Несмотря на то что историки медицины испытывают радость и удовлетворение, обнаруживая на страницах великой книги изоляции привычные и, по их мнению, вечные лики галлюцинаторных психозов, умственной отсталости, органических изменений либо параноидальных состояний, — несмотря на это, формулировки, на основании которых умалишенные подвергались изоляции, абсолютно невозможно распределить на едином и однородном нозографическом пространстве. В действительности эти формулировки отнюдь не предваряют наше понимание болезней; они указывают на опыт безумия, с которым наши исследования патологии могут пересечься лишь по чистой случайности: осмыслить его во всей полноте нам не под силу. Возьмем наугад несколько человек, подвергшихся изоляции из-за “повреждения в уме” и упомянутых в регистрационных книгах: это “закоренелый жалобщик”, “величайший из сутяг”, “человек весьма злобный и сварливый”, “человек, днем и ночью докучающий прочим людям своими песнями и изрыгающий ужаснейшие богохульства”, “расклейщик пасквилей”, “большой лжец”, “человек, умом беспокойный, угрюмый и нелюдимый”. Бесполезно задаваться вопросом, действительно ли это больные и насколько они больны.
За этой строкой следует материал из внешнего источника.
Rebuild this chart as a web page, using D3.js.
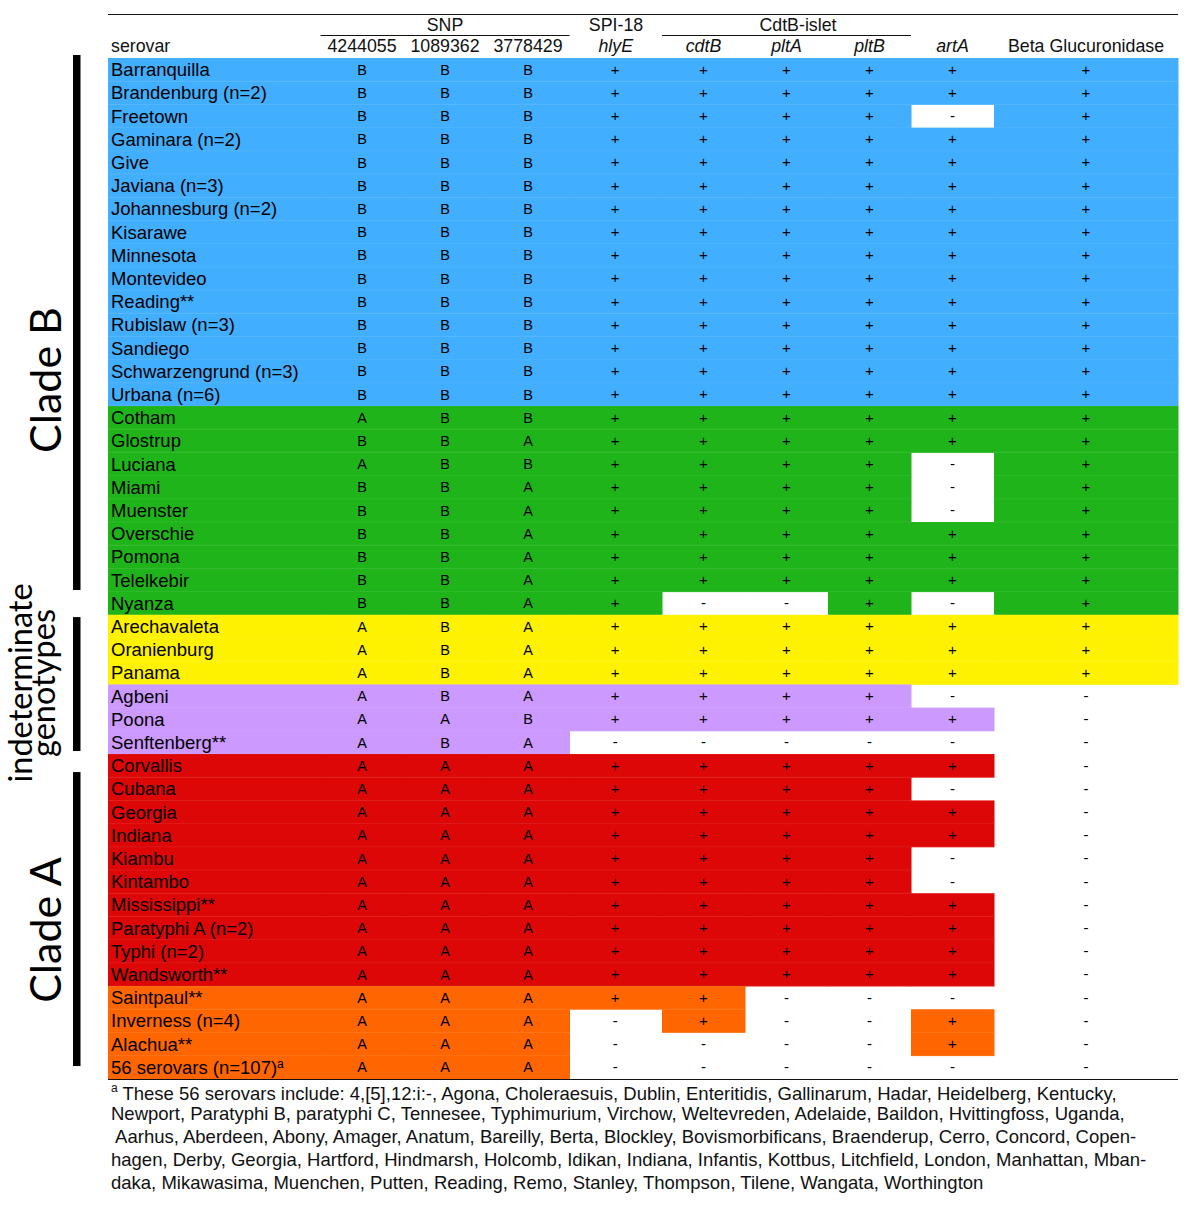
<!DOCTYPE html>
<html><head><meta charset="utf-8">
<script src="https://cdn.jsdelivr.net/npm/d3@7"></script>
<style>body{margin:0;background:#fff}svg{display:block}</style>
</head><body>
<svg id="c" width="1200" height="1207"></svg>
<script>
const serovars = ["Barranquilla","Brandenburg (n=2)","Freetown","Gaminara (n=2)","Give","Javiana (n=3)","Johannesburg (n=2)","Kisarawe","Minnesota","Montevideo","Reading**","Rubislaw (n=3)","Sandiego","Schwarzengrund (n=3)","Urbana (n=6)",
"Cotham","Glostrup","Luciana","Miami","Muenster","Overschie","Pomona","Telelkebir","Nyanza",
"Arechavaleta","Oranienburg","Panama",
"Agbeni","Poona","Senftenberg**",
"Corvallis","Cubana","Georgia","Indiana","Kiambu","Kintambo","Mississippi**","Paratyphi A (n=2)","Typhi (n=2)","Wandsworth**",
"Saintpaul**","Inverness (n=4)","Alachua**","56 serovars (n=107)"];
const groups = [..."BBBBBBBBBBBBBBB", ..."GGGGGGGGG", ..."YYY", ..."PPP", ..."RRRRRRRRRR", ..."OOOO"];
const snp4244055 = [..."BBBBBBBBBBBBBBB", ..."ABABBBBBB", ..."AAA", ..."AAA", ..."AAAAAAAAAA", ..."AAAA"];
const snp1089362 = [..."BBBBBBBBBBBBBBB", ..."BBBBBBBBB", ..."BBB", ..."BAB", ..."AAAAAAAAAA", ..."AAAA"];
const snp3778429 = [..."BBBBBBBBBBBBBBB", ..."BABAAAAAA", ..."AAA", ..."ABA", ..."AAAAAAAAAA", ..."AAAA"];
const hlyE  = [..."+++++++++++++++", ..."+++++++++", ..."+++", ..."++-", ..."++++++++++", ..."+---"];
const cdtB  = [..."+++++++++++++++", ..."++++++++-", ..."+++", ..."++-", ..."++++++++++", ..."++--"];
const pltA  = [..."+++++++++++++++", ..."++++++++-", ..."+++", ..."++-", ..."++++++++++", ..."----"];
const pltB  = [..."+++++++++++++++", ..."+++++++++", ..."+++", ..."++-", ..."++++++++++", ..."----"];
const artA  = [..."++-++++++++++++", ..."++---+++-", ..."+++", ..."-+-", ..."+-++--++++", ..."-++-"];
const betaGluc = [..."+++++++++++++++", ..."+++++++++", ..."+++", ..."---", ..."----------", ..."----"];
const groupColors = {B:"#42aefe", G:"#1fb51a", Y:"#fff200", P:"#cc99ff", R:"#dd0707", O:"#ff6600"};
const cladeLabels = [
  {from:-0.13, to:22.93},
  {from:24.1, to:29.87},
  {from:30.78, to:43.45}
];
const footnote = [
  " These 56 serovars include: 4,[5],12:i:-, Agona, Choleraesuis, Dublin, Enteritidis, Gallinarum, Hadar, Heidelberg, Kentucky,",
  "Newport, Paratyphi B, paratyphi C, Tennesee, Typhimurium, Virchow, Weltevreden, Adelaide, Baildon, Hvittingfoss, Uganda,",
  " Aarhus, Aberdeen, Abony, Amager, Anatum, Bareilly, Berta, Blockley, Bovismorbificans, Braenderup, Cerro, Concord, Copen-",
  "hagen, Derby, Georgia, Hartford, Hindmarsh, Holcomb, Idikan, Indiana, Infantis, Kottbus, Litchfield, London, Manhattan, Mban-",
  "daka, Mikawasima, Muenchen, Putten, Reading, Remo, Stanley, Thompson, Tilene, Wangata, Worthington"
];

const columns = [
  {key:"serovar", head:"serovar", x0:108, x1:320.5, always:true},
  {key:"snp1", head:"4244055", x0:320.5, x1:403.5, vals:snp4244055, always:true},
  {key:"snp2", head:"1089362", x0:403.5, x1:486.5, vals:snp1089362, always:true},
  {key:"snp3", head:"3778429", x0:486.5, x1:569.5, vals:snp3778429, always:true},
  {key:"hlyE", head:"hlyE", x0:569.5, x1:662, vals:hlyE, italic:true},
  {key:"cdtB", head:"cdtB", x0:662, x1:745, vals:cdtB, italic:true},
  {key:"pltA", head:"pltA", x0:745, x1:828, vals:pltA, italic:true},
  {key:"pltB", head:"pltB", x0:828, x1:911, vals:pltB, italic:true},
  {key:"artA", head:"artA", x0:911, x1:994, vals:artA, italic:true},
  {key:"beta", head:"Beta Glucuronidase", x0:994, x1:1178, vals:betaGluc}
];

const svg = d3.select("#c");
const font = "'Liberation Sans', Arial, sans-serif";
const y = d3.scaleBand().domain(d3.range(serovars.length)).range([58, 58 + 23.2*serovars.length]).padding(0);
const rowY = d3.scaleLinear().domain([0, serovars.length]).range(y.range());

const cells = [];
serovars.forEach((s,i)=>{
  columns.forEach(c=>{
    const v = c.vals ? c.vals[i] : s;
    cells.push({i, c, v, filled: c.always || v === "+"});
  });
});
svg.append("g").selectAll("rect").data(cells.filter(d=>d.filled)).join("rect")
  .attr("x", d=>d.c.x0).attr("width", d=>d.c.x1-d.c.x0+0.5)
  .attr("y", d=>y(d.i)).attr("height", y.bandwidth()+0.5)
  .attr("fill", d=>groupColors[groups[d.i]]);

svg.append("g").selectAll("line").data(d3.range(1, serovars.length)).join("line")
  .attr("x1",108).attr("x2",1178).attr("y1",d=>y(d)).attr("y2",d=>y(d))
  .attr("stroke","#fff").attr("stroke-opacity",0.08);

svg.append("g").selectAll("text").data(cells).join("text")
  .attr("x", d=>d.c.key==="serovar" ? 111 : (d.c.x0+d.c.x1)/2 + (d.c.key==="hlyE"? -0.5:0))
  .attr("y", d=>y(d.i)+y.bandwidth()/2)
  .attr("dy", d=>d.v==="+"||d.v==="-" ? "0.33em" : "0.36em")
  .attr("text-anchor", d=>d.c.key==="serovar"?"start":"middle")
  .attr("font-family", font)
  .attr("font-size", d=>d.c.key==="serovar"?18.5:(d.c.key.startsWith("snp")?14.5:15))
  .attr("fill","#000")
  .each(function(d){
    const t = d3.select(this);
    if (d.c.key==="serovar" && d.v.startsWith("56 serovars")) {
      t.text(d.v);
      t.append("tspan").attr("dy","-0.5em").attr("font-size",12).text("a");
    } else t.text(d.v);
  });

const hdr = svg.append("g").attr("font-family", font).attr("fill","#111");
hdr.append("line").attr("x1",108).attr("x2",1178).attr("y1",14.5).attr("y2",14.5).attr("stroke","#111").attr("stroke-width",1.2);
hdr.append("line").attr("x1",108).attr("x2",1178).attr("y1",1079.5).attr("y2",1079.5).attr("stroke","#111").attr("stroke-width",1.2);
hdr.selectAll("text.h2").data(columns).join("text").attr("class","h2")
  .attr("x", d=>d.key==="serovar"?111:(d.x0+d.x1)/2)
  .attr("y", 52).attr("font-size",17.8)
  .attr("text-anchor", d=>d.key==="serovar"?"start":"middle")
  .attr("font-style", d=>d.italic?"italic":"normal")
  .text(d=>d.head);
const spans = [
  {label:"SNP", x0:320.5, x1:569.5, cx:445, line:true},
  {label:"SPI-18", x0:569.5, x1:662, cx:616, line:false},
  {label:"CdtB-islet", x0:662, x1:911, cx:798, line:true}
];
hdr.selectAll("text.h1").data(spans).join("text").attr("class","h1")
  .attr("x", d=>d.cx).attr("y",31).attr("font-size",17.8).attr("text-anchor","middle").text(d=>d.label);
hdr.selectAll("line.u").data(spans.filter(d=>d.line)).join("line").attr("class","u")
  .attr("x1",d=>d.x0).attr("x2",d=>d.x1).attr("y1",35.5).attr("y2",35.5).attr("stroke","#111").attr("stroke-width",1.2);

const cl = svg.append("g");
cl.selectAll("rect").data(cladeLabels).join("rect")
  .attr("x",73).attr("width",7.5).attr("y",d=>rowY(d.from)).attr("height",d=>rowY(d.to)-rowY(d.from)).attr("fill","#000");
const lab = cl.append("g").attr("font-family","Lato, 'Open Sans', sans-serif").attr("fill","#000");
lab.append("text").attr("transform","translate(61,380) rotate(-90)").attr("text-anchor","middle").attr("font-size",43).text("Clade B");
lab.append("text").attr("transform","translate(61,930) rotate(-90)").attr("text-anchor","middle").attr("font-size",43).text("Clade A");
lab.append("text").attr("transform","translate(32,683) rotate(-90)").attr("text-anchor","middle").attr("font-size",32.5).text("indeterminate");
lab.append("text").attr("transform","translate(55,683) rotate(-90)").attr("text-anchor","middle").attr("font-size",32.5).text("genotypes");

const fn = svg.append("g").attr("font-family", font).attr("font-size",18.5).attr("fill","#111");
footnote.forEach((line,i)=>{
  const t = fn.append("text").attr("x",111).attr("y",1097 + i*23.1).style("white-space","pre");
  if (i===0) {
    t.append("tspan").attr("font-size",12).attr("dy","-0.45em").text("a");
    t.append("tspan").attr("dy","0.45em").text(line);
  } else t.text(line);
});
</script>
</body></html>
Пусть психиатры докапываются, был ли “человек нелюдимый” параноиком, или диагностируют тяжелый навязчивый невроз у “помешанного в рассудке, каковой молится на собственный лад”. Формулами этими обозначены не болезни, а различные виды безумия, воспринимаемые как крайняя степень недостатков. Создается впечатление, что чувствительность к безумию в рамках института изоляции существовала не автономно, но в тесной связи с определенным нравственным порядком, проявляясь лишь через его нарушение. Читая все эти определения, следующие в списках сразу после имени умалишенных, мы словно возвращаемся в мир Бранта или Эразма, в мир Глупости — корифея в хороводе человеческих изъянов, в сумасшедшей пляске порочных жизней.

И все же это совершенно иной опыт безумия. В 1704 г. в Сен-Лазар помещен некий аббат Баржеде; ему семьдесят лет, и изоляции он подвергнут “для получения того же ухода, что и остальные умалишенные”; “главным его занятием было ссужать деньги в рост и наживаться на самом отвратительном, самом позорном для его священнического сана и для всей церкви ростовщичестве. До сих пор не удалось убедить его покаяться в своих злоупотреблениях и привести его к мысли, что ростовщичество — грех. Он почитает скупость за достоинство”1. Оказалось, что в нем невозможно “обнаружить какое-либо чувство милосердия”. Баржеде — умалишенный; но умалишенный иного типа, нежели персонажи, находящиеся на борту “Корабля дураков” и увлекаемые живой силой безумия-Глупости. Баржеде умалишенный не потому, что лишился рассудка, а потому, что он, служитель церкви, дает деньги в рост, не проявляет никаких признаков милосердия и не испытывает угрызений совести, — т. е. потому, что он выпал из установленного для него морального порядка. В таком рассуждении обнаруживается не неспособность окончательно признать человека больным и тем более не тенденция осуждать безумие с нравственной точки зрения, — но тот весьма важный для понимания классической эпохи факт, что восприятие безумия возможно для нее лишь в этических формах.